Yes, this is a column about the Cardinals channeling Ali.

Louisville baseball helmet

Detail of the back of a Louisville baseball helmet, showing the Muhammad Ali butterfly symbol.

But they didn’t throw haymakers. They didn’t need to. Trailing 3-2 in the bottom of the eighth, Louisville didn’t smash the door in — it jimmied it open, walked inside, and made itself at home. Earned runs are nice. But unearned are even sweeter.

They blooped. They bunted. They flicked singles over the infield and whispered them inside the base lines. They didn’t bludgeon Arizona. They feathered them. Soft singles, softer landings — a six-run pillow fight that left the Wildcats gasping.

The rally started with a misplayed grounder. Then came a single. A bloop. Another. The big swing was Zion Rose dropping a soft liner just inside the right field line that scored two and gave Louisville the lead.

At this point, Arizona was wobbling. The Cardinals made Tony Pluta, college baseball’s Stopper of the Year, look dazed and confused. They hit changeups. They hit fastballs. They hit nerves.

Even when things went wrong, they went right. They got crossed up on a squeeze play, but when Pluta went to tag Garrett Pike on his ill-fated, dead-to-rights dash to the plate, he dropped the ball. Cards by three. Might as well have been twenty.

Float like a butterfly, sting like a bee, pitcher can't tag what his eyes can't see.

Better off leaving the poetry to the champ.

“He's going to fall in eight / to prove that I am great.”
Muhammad Ali

By the time the inning ended, the Cardinals had scored six runs on six hits, and Arizona — which had led nearly the entire game — was stunned.

Lonnie Ali

Lonnie Ali cheers the Cards during their Super Regional Game 3 win over Miami in Jim Patterson Stadium.

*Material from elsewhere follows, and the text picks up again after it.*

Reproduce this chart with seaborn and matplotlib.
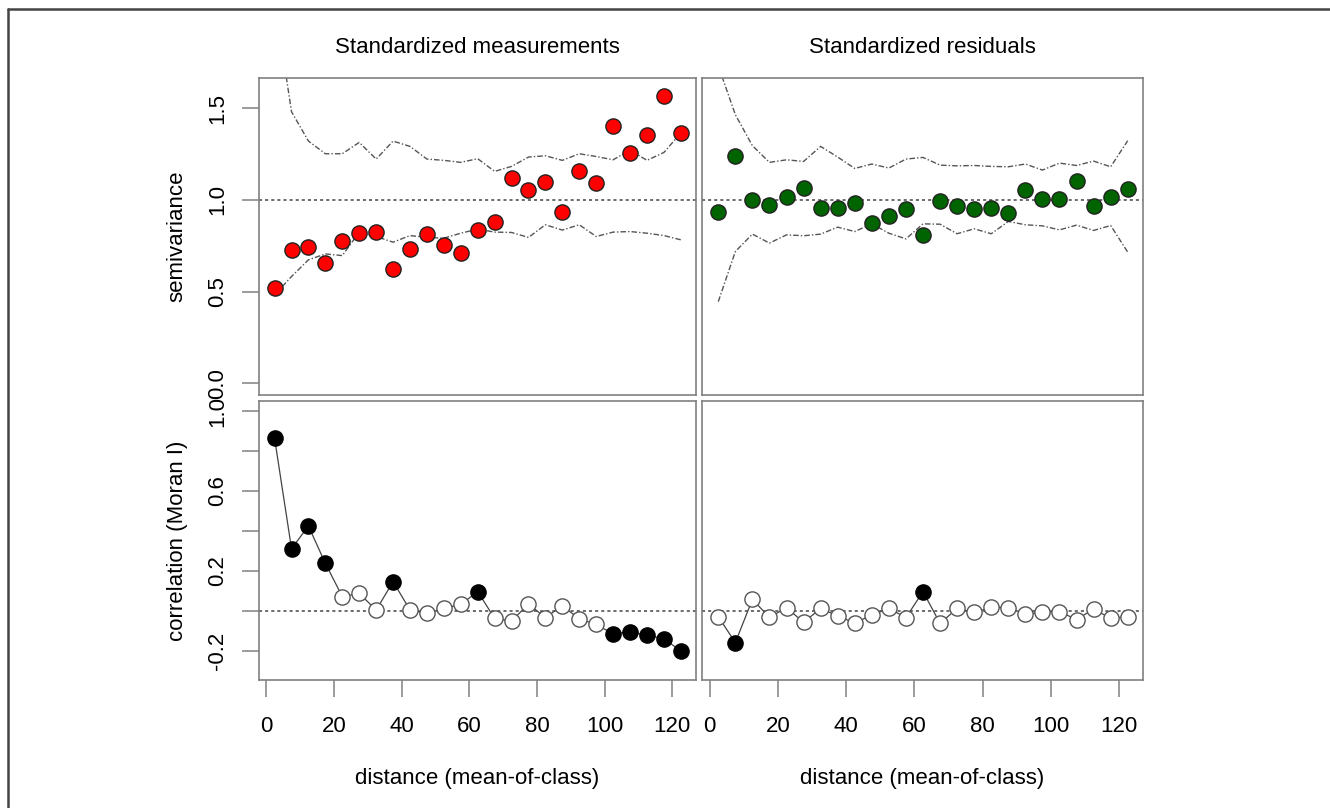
import numpy as np
import pandas as pd
import matplotlib.pyplot as plt
import seaborn as sns
from matplotlib.lines import Line2D

sns.set_theme(style="white")
plt.rcParams["font.family"] = ["Liberation Sans", "DejaVu Sans"]
plt.rcParams["text.color"] = "black"
plt.rcParams["axes.labelcolor"] = "black"

# distance classes (mean-of-class)
distance = [2.5, 7.5, 12.5, 17.5, 22.5, 27.5, 32.5, 37.5, 42.5, 47.5, 52.5, 57.5, 62.5,
            67.5, 72.5, 77.5, 82.5, 87.5, 92.5, 97.5, 102.5, 107.5, 112.5, 117.5, 122.5]

# semivariance - standardized measurements
semi_meas = [0.52, 0.725, 0.742, 0.656, 0.776, 0.82, 0.827, 0.624, 0.733, 0.811, 0.751, 0.711,
             0.836, 0.88, 1.12, 1.056, 1.095, 0.933, 1.158, 1.091, 1.402, 1.253, 1.351, 1.567, 1.362]
env_meas_hi = [2.09, 1.48, 1.32, 1.251, 1.251, 1.313, 1.222, 1.32, 1.291, 1.222, 1.215, 1.204,
               1.224, 1.155, 1.182, 1.233, 1.24, 1.215, 1.251, 1.236, 1.218, 1.271, 1.215, 1.258, 1.364]
env_meas_lo = [0.482, 0.582, 0.673, 0.705, 0.696, 0.824, 0.8, 0.769, 0.805, 0.795, 0.791, 0.818,
               0.84, 0.824, 0.822, 0.795, 0.864, 0.835, 0.864, 0.8, 0.824, 0.827, 0.818, 0.805, 0.782]

# semivariance - standardized residuals
semi_res = [0.933, 1.24, 1.0, 0.969, 1.016, 1.067, 0.956, 0.956, 0.982, 0.875, 0.911, 0.951,
            0.809, 0.996, 0.965, 0.949, 0.956, 0.927, 1.055, 1.002, 1.004, 1.1, 0.964, 1.018, 1.06]
env_res_hi = [1.73, 1.464, 1.295, 1.204, 1.218, 1.209, 1.291, 1.233, 1.171, 1.195, 1.173, 1.222,
              1.231, 1.189, 1.185, 1.187, 1.182, 1.18, 1.195, 1.162, 1.2, 1.187, 1.211, 1.18, 1.322]
env_res_lo = [0.445, 0.718, 0.813, 0.764, 0.809, 0.804, 0.813, 0.851, 0.827, 0.869, 0.818, 0.787,
              0.869, 0.867, 0.815, 0.842, 0.815, 0.882, 0.864, 0.858, 0.836, 0.862, 0.833, 0.86, 0.715]

# Moran I correlograms (significant = filled)
moran_meas = [0.863, 0.312, 0.425, 0.238, 0.072, 0.088, 0.005, 0.147, 0.005, -0.012, 0.013, 0.033,
              0.097, -0.037, -0.05, 0.035, -0.033, 0.027, -0.04, -0.067, -0.115, -0.103, -0.122, -0.138, -0.2]
sig_meas = [1, 1, 1, 1, 0, 0, 0, 1, 0, 0, 0, 0, 1, 0, 0, 0, 0, 0, 0, 0, 1, 1, 1, 1, 1]
moran_res = [-0.028, -0.158, 0.058, -0.032, 0.017, -0.057, 0.013, -0.025, -0.06, -0.02, 0.013, -0.033,
             0.097, -0.062, 0.013, -0.007, 0.018, 0.017, -0.015, -0.007, -0.003, -0.043, 0.01, -0.037, -0.028]
sig_res = [0, 1, 0, 0, 0, 0, 0, 0, 0, 0, 0, 0, 1, 0, 0, 0, 0, 0, 0, 0, 0, 0, 0, 0, 0]

fig = plt.figure(figsize=(13.3, 8.08), dpi=100)
L1, R1, L2, R2 = 0.1945, 0.5231, 0.528, 0.8592
TOP_B, TOP_T, BOT_B, BOT_T = 0.5111, 0.9035, 0.1584, 0.5037
ax_tl = fig.add_axes([L1, TOP_B, R1 - L1, TOP_T - TOP_B])
ax_tr = fig.add_axes([L2, TOP_B, R2 - L2, TOP_T - TOP_B])
ax_bl = fig.add_axes([L1, BOT_B, R1 - L1, BOT_T - BOT_B])
ax_br = fig.add_axes([L2, BOT_B, R2 - L2, BOT_T - BOT_B])

env_style = dict(color="#555555", lw=1.0, linestyle=(0, (4, 1.5, 1, 1.5)))
ref_style = dict(color="#444444", lw=1.1, linestyle=(0, (2, 2)))
msize = 120

def semi_panel(ax, vals, hi, lo, color):
    df = pd.DataFrame({"d": distance, "v": vals, "hi": hi, "lo": lo})
    ax.axhline(1.0, **ref_style, zorder=1)
    sns.lineplot(data=df, x="d", y="hi", ax=ax, estimator=None, sort=False, zorder=2, **env_style)
    sns.lineplot(data=df, x="d", y="lo", ax=ax, estimator=None, sort=False, zorder=2, **env_style)
    sns.scatterplot(data=df, x="d", y="v", ax=ax, color=color, edgecolor="#222222",
                    s=msize, linewidth=1.0, zorder=3)
    ax.set_ylim(-0.064, 1.664)

def moran_panel(ax, vals, sig):
    df = pd.DataFrame({"d": distance, "v": vals, "sig": sig})
    ax.axhline(0.0, **ref_style, zorder=1)
    sns.lineplot(data=df, x="d", y="v", ax=ax, estimator=None, sort=False,
                 color="#444444", lw=0.9, zorder=2)
    open_pts = df[df["sig"] == 0]
    fill_pts = df[df["sig"] == 1]
    sns.scatterplot(data=open_pts, x="d", y="v", ax=ax, color="white", edgecolor="#555555",
                    s=msize, linewidth=1.0, zorder=3)
    sns.scatterplot(data=fill_pts, x="d", y="v", ax=ax, color="black", edgecolor="black",
                    s=msize, linewidth=1.0, zorder=4)
    ax.set_ylim(-0.345, 1.05)

semi_panel(ax_tl, semi_meas, env_meas_hi, env_meas_lo, "#ff0000")
semi_panel(ax_tr, semi_res, env_res_hi, env_res_lo, "#006400")
moran_panel(ax_bl, moran_meas, sig_meas)
moran_panel(ax_br, moran_res, sig_res)

for ax in [ax_tl, ax_tr, ax_bl, ax_br]:
    ax.set_xlim(-2.2, 126.9)
    ax.set_xlabel("")
    ax.set_ylabel("")
    for sp in ax.spines.values():
        sp.set_color("#808080")
        sp.set_linewidth(1.2)
    ax.tick_params(length=12, width=1.1, color="#808080", labelsize=16,
                   labelcolor="black")

for ax in [ax_tl, ax_tr]:
    ax.set_xticks([])
for ax in [ax_tr, ax_br]:
    ax.set_yticks([])

xt = [0, 20, 40, 60, 80, 100, 120]
for ax in [ax_bl, ax_br]:
    ax.set_xticks(xt)
    ax.set_xticklabels([str(v) for v in xt])
    ax.tick_params(axis="x", pad=14, bottom=True)
    ax.set_xlabel("distance (mean-of-class)", fontsize=16, labelpad=22, color="black")

ax_tl.set_yticks([0.0, 0.5, 1.0, 1.5])
ax_tl.set_yticklabels(["0.0", "0.5", "1.0", "1.5"], rotation=90, va="center")
ax_bl.set_yticks([-0.2, 0.0, 0.2, 0.4, 0.6, 0.8, 1.0])
ax_bl.set_yticklabels(["-0.2", "", "0.2", "", "0.6", "", "1.0"], rotation=90, va="center")
for ax in [ax_tl, ax_bl]:
    ax.tick_params(axis="y", pad=10, left=True)
ax_tl.set_ylabel("semivariance", fontsize=16, labelpad=14, color="black")
ax_bl.set_ylabel("correlation (Moran I)", fontsize=16, labelpad=14, color="black")

ax_tl.set_title("Standardized measurements", fontsize=16, pad=18, color="black")
ax_tr.set_title("Standardized residuals", fontsize=16, pad=18, color="black")

# outer frame
fig.add_artist(Line2D([8 / 1330, 1.0], [1 - 9 / 808, 1 - 9 / 808], transform=fig.transFigure,
                      color="#444444", lw=1.8))
fig.add_artist(Line2D([8 / 1330, 8 / 1330], [0.0, 1 - 9 / 808], transform=fig.transFigure,
                      color="#444444", lw=1.8))

fig.savefig("out.png", dpi=100)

“We kept believing,” McDonnell said.

It’s one of this team’s superpowers. Maybe not one you'd pick, like blinding speed or x-ray vision. But one they’ve learned to live with. And win with.

“We think we’re the best late three-inning team in the nation,” Kamau Neighbors said, after going 4-for-4, all singles.

Louisville has come back all season. From injuries. From pitching problems. It rallied after losing six of its last seven games. It rallied in the Super Regional. And it rallied here — when the season was six outs from done.

“I think we got their attention now,” McDonnell said.

He wasn’t just talking about Arizona.

He was talking about his team.

They’ll play again Tuesday at 2. An elimination game against Oregon State. And yes, they’ve got things to clean up. They left runners on base. They ran into outs. They looked like a team on the ropes.

Or was it a rope-a-dope?

McDonnell had, after all, hugged Lonnie Ali, the widow of the late Muhammad Ali, before the game. The coach can usually look around and find Ali’s son, Asaad, shooting video.

McDonnell may wish his team wasn’t quite so familiar with the ropes. He’d like to see them throw a punch or two before the eighth.

They didn’t knock Arizona out with one swing. But when the bell rang in the eighth, they answered. And by the end, they were the ones still on their feet.